The input:
-- Start --
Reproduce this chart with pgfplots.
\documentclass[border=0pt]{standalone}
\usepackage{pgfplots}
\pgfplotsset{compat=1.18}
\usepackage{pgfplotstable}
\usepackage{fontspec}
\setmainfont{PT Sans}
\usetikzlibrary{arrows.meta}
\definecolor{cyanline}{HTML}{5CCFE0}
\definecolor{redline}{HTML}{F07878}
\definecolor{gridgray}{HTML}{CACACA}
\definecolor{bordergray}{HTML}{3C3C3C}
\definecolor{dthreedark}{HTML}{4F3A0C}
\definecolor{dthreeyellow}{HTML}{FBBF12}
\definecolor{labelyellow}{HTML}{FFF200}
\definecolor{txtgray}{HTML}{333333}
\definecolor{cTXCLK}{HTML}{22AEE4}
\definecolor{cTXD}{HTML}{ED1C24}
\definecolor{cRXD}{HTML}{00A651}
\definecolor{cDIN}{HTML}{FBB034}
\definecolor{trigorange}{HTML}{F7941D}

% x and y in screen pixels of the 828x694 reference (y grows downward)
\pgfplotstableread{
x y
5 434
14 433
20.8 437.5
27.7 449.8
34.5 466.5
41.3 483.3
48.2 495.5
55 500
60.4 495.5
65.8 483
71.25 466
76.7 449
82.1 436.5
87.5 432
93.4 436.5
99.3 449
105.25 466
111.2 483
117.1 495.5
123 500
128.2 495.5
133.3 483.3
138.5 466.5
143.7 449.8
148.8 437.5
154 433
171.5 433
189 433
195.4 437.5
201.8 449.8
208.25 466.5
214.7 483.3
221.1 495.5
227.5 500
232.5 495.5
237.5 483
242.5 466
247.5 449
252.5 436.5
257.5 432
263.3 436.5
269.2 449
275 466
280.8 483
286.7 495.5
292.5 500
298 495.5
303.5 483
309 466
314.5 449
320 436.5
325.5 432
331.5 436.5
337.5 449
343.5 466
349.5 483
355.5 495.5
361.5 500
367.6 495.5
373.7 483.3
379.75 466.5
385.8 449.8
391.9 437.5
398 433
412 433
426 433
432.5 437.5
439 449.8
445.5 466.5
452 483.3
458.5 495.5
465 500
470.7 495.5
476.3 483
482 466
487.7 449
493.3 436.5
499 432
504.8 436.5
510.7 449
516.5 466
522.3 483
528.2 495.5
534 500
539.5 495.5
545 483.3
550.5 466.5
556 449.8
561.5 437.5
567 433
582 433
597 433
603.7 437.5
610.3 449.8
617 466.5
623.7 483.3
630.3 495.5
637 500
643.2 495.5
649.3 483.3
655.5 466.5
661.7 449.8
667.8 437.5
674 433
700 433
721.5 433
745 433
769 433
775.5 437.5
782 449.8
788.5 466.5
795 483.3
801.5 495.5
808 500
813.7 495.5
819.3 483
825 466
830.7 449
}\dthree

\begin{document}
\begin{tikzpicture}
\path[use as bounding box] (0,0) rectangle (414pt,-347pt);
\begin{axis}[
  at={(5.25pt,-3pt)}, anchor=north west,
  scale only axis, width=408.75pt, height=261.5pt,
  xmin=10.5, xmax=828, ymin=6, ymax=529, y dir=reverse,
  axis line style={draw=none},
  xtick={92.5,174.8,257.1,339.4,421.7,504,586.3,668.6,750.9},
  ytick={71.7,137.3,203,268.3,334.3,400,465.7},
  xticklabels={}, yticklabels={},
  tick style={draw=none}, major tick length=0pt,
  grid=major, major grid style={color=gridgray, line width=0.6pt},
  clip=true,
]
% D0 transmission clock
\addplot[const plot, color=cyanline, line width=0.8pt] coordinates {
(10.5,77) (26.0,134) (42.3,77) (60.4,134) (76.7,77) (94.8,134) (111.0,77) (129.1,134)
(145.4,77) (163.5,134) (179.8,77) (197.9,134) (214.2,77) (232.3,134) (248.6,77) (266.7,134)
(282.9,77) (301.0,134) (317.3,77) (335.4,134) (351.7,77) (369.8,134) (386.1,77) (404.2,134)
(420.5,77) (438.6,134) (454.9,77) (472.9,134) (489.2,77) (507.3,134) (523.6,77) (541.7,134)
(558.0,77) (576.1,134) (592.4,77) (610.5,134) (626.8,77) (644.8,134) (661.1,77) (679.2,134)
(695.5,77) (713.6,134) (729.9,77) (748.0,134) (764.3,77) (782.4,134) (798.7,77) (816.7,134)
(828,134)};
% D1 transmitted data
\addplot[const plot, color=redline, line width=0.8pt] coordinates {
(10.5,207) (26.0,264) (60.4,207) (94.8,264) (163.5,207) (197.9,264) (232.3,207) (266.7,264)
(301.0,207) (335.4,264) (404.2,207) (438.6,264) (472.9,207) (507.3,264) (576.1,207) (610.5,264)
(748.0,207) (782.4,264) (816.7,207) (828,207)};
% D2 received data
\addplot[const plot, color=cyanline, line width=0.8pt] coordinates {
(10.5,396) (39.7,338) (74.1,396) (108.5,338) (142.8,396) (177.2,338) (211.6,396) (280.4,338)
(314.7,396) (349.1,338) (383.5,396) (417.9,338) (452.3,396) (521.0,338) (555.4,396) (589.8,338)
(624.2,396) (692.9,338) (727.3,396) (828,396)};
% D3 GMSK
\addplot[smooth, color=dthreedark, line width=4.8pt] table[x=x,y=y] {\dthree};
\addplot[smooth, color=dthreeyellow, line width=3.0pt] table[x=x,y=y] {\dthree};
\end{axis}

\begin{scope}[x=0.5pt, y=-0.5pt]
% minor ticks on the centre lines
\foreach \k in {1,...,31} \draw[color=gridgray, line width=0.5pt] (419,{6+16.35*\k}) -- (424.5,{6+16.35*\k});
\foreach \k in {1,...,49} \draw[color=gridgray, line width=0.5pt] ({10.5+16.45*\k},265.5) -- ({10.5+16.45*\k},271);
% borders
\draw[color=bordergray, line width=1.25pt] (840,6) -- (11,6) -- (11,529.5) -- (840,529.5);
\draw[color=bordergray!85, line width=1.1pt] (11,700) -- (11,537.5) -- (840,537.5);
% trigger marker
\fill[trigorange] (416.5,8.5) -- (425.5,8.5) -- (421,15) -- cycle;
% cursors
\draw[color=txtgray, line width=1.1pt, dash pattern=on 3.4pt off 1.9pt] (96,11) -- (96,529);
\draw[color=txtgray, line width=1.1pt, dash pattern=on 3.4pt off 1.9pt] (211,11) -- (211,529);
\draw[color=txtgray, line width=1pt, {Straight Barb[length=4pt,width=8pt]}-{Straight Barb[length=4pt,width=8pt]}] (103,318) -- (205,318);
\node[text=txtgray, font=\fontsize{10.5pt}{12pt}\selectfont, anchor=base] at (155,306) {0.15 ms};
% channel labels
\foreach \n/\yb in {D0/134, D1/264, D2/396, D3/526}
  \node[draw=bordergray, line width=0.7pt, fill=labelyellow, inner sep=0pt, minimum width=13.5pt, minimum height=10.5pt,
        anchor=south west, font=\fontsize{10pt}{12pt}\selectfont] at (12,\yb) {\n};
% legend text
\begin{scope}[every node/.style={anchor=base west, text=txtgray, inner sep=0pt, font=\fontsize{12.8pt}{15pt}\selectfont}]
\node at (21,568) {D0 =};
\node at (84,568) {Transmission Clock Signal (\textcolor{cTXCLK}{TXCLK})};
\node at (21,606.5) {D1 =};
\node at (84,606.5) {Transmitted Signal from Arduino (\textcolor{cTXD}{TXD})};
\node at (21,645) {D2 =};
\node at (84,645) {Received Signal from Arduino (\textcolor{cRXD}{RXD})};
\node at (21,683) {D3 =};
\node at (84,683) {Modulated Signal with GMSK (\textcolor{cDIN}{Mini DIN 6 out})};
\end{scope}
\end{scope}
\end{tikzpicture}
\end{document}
-- End --
-- Start --
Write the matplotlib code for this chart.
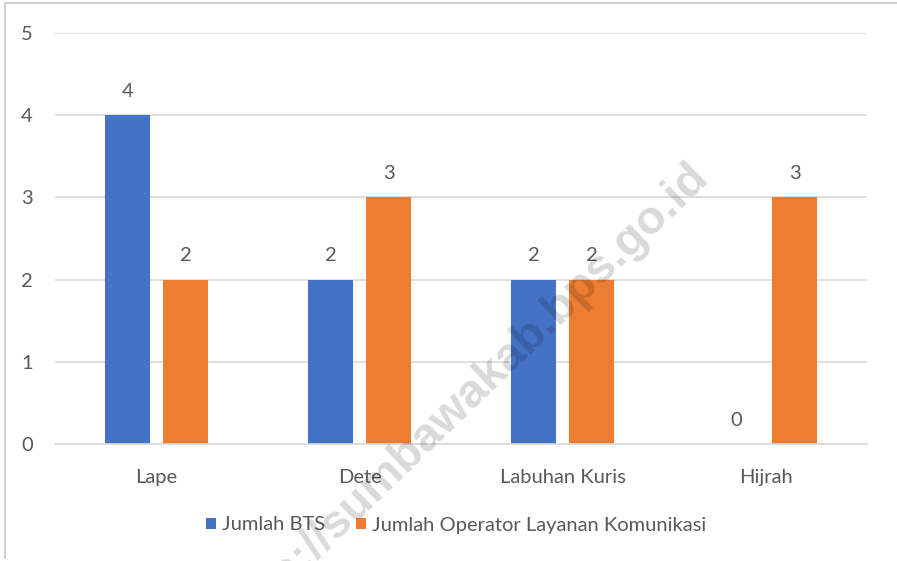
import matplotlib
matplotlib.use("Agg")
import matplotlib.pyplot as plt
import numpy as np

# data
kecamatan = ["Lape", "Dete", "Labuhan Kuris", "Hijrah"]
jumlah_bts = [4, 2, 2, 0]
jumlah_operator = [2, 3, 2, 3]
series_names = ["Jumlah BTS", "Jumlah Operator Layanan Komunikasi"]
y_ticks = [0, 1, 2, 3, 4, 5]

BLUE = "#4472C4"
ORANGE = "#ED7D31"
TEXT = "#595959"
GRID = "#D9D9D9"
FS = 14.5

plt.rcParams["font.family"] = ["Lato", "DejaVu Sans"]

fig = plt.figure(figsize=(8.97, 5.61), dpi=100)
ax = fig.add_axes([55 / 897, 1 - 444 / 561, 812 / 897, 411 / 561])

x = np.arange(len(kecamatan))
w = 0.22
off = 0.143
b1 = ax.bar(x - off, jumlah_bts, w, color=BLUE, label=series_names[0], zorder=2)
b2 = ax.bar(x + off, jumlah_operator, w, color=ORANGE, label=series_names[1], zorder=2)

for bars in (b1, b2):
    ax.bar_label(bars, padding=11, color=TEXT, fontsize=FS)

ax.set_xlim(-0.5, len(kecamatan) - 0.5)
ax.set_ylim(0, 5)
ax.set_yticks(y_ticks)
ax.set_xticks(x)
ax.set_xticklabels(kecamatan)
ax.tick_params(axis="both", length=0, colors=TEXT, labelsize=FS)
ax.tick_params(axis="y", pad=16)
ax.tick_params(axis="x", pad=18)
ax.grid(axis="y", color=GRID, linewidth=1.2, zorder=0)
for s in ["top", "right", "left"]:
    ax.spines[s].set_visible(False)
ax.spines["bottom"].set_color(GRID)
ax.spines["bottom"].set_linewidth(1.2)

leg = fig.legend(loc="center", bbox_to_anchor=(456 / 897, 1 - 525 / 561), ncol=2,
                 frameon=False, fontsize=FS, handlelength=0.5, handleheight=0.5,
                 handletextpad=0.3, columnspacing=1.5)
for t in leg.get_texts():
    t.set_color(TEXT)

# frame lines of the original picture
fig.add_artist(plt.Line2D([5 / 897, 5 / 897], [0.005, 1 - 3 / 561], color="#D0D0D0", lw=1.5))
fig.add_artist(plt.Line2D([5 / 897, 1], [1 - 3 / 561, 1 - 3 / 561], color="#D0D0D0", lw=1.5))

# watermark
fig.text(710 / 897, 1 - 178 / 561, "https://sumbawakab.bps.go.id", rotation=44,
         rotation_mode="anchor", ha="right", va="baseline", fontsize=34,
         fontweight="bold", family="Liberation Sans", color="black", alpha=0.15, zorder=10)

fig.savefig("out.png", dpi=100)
-- End --
-- Start --
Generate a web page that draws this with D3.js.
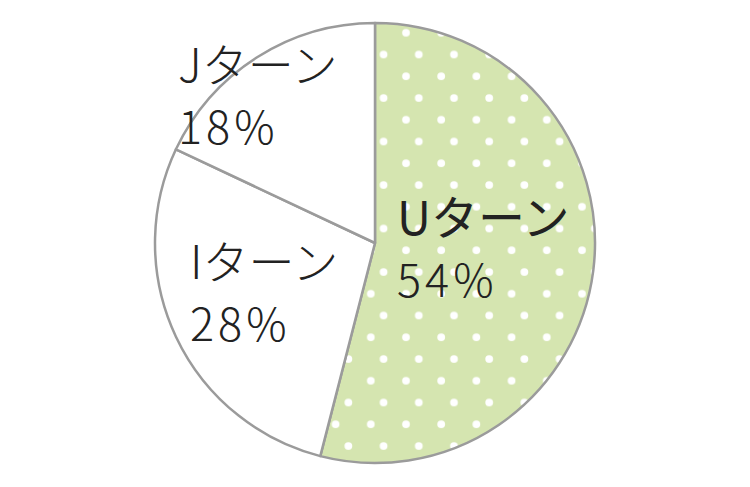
-- End --
What the task asks:
Take only the lines above from the one that has "Write the matplotlib code for this chart." through the one that has "ax = fig.add_axes([55" and reproduce them exactly, omitting any pictures.

Answer to the task:
Write the matplotlib code for this chart.
import matplotlib
matplotlib.use("Agg")
import matplotlib.pyplot as plt
import numpy as np

# data
kecamatan = ["Lape", "Dete", "Labuhan Kuris", "Hijrah"]
jumlah_bts = [4, 2, 2, 0]
jumlah_operator = [2, 3, 2, 3]
series_names = ["Jumlah BTS", "Jumlah Operator Layanan Komunikasi"]
y_ticks = [0, 1, 2, 3, 4, 5]

BLUE = "#4472C4"
ORANGE = "#ED7D31"
TEXT = "#595959"
GRID = "#D9D9D9"
FS = 14.5

plt.rcParams["font.family"] = ["Lato", "DejaVu Sans"]

fig = plt.figure(figsize=(8.97, 5.61), dpi=100)
ax = fig.add_axes([55 / 897, 1 - 444 / 561, 812 / 897, 411 / 561])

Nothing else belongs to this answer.